▶ _What the exercise asks_: Locate each line with the string "this" in the listing below and copy it.

Extracted data entries:

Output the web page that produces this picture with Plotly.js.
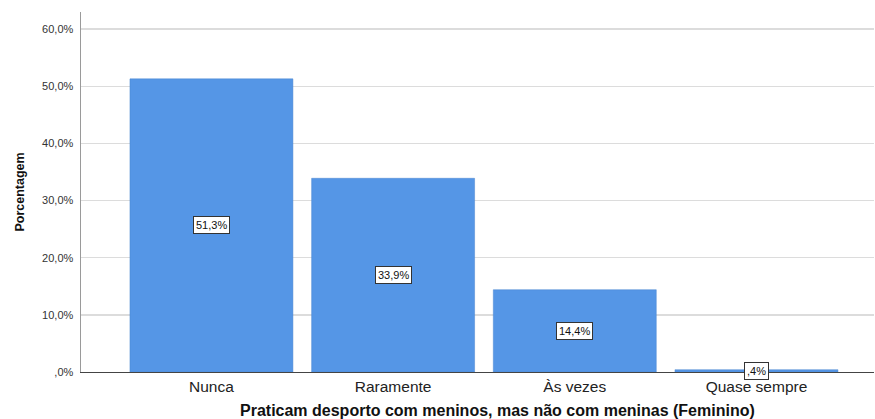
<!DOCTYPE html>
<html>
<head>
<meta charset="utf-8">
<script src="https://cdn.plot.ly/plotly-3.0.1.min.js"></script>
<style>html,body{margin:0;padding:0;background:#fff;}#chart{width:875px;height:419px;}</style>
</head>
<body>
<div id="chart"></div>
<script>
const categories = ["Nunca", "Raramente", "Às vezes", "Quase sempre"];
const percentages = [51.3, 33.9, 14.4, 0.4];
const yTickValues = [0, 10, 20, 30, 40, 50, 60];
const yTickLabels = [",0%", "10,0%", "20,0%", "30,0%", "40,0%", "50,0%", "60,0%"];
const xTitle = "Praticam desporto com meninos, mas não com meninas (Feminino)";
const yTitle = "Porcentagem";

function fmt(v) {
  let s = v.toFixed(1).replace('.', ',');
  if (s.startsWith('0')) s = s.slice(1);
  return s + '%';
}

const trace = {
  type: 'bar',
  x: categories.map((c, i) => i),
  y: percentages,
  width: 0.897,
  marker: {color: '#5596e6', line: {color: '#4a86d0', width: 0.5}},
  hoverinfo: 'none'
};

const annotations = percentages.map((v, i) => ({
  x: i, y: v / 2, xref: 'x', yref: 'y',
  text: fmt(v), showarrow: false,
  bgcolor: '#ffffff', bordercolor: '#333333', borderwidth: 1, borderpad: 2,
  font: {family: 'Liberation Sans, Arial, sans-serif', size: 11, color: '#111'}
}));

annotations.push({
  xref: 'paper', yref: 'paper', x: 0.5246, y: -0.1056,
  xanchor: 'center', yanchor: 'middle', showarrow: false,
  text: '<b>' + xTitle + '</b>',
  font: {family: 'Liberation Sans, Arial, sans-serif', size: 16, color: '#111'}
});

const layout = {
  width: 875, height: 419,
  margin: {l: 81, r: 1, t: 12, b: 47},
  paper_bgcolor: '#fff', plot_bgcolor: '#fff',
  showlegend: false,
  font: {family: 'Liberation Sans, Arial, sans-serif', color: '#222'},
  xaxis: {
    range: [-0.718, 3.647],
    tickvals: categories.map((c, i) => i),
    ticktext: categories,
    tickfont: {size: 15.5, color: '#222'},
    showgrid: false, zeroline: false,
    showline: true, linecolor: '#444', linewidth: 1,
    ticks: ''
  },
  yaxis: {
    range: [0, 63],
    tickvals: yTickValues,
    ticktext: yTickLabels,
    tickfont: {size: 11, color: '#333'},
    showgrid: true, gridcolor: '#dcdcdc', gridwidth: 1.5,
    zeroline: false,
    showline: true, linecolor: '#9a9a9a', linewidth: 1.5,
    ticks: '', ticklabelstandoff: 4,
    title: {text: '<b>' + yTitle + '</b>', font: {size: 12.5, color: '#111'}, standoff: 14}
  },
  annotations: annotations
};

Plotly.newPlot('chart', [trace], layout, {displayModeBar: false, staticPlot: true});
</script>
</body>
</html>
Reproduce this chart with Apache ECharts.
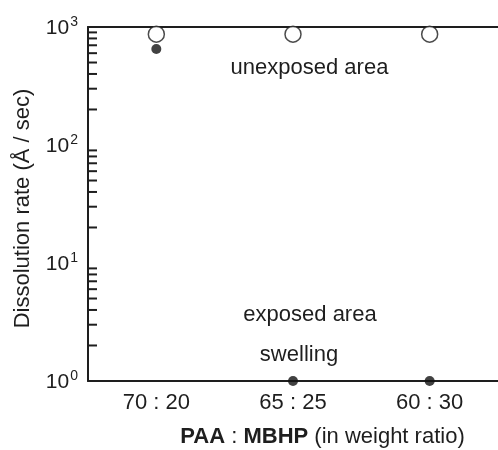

▶ _Correct answer_:
Output the web page that produces this picture with Plotly.js.
Reproduce this chart with Apache ECharts.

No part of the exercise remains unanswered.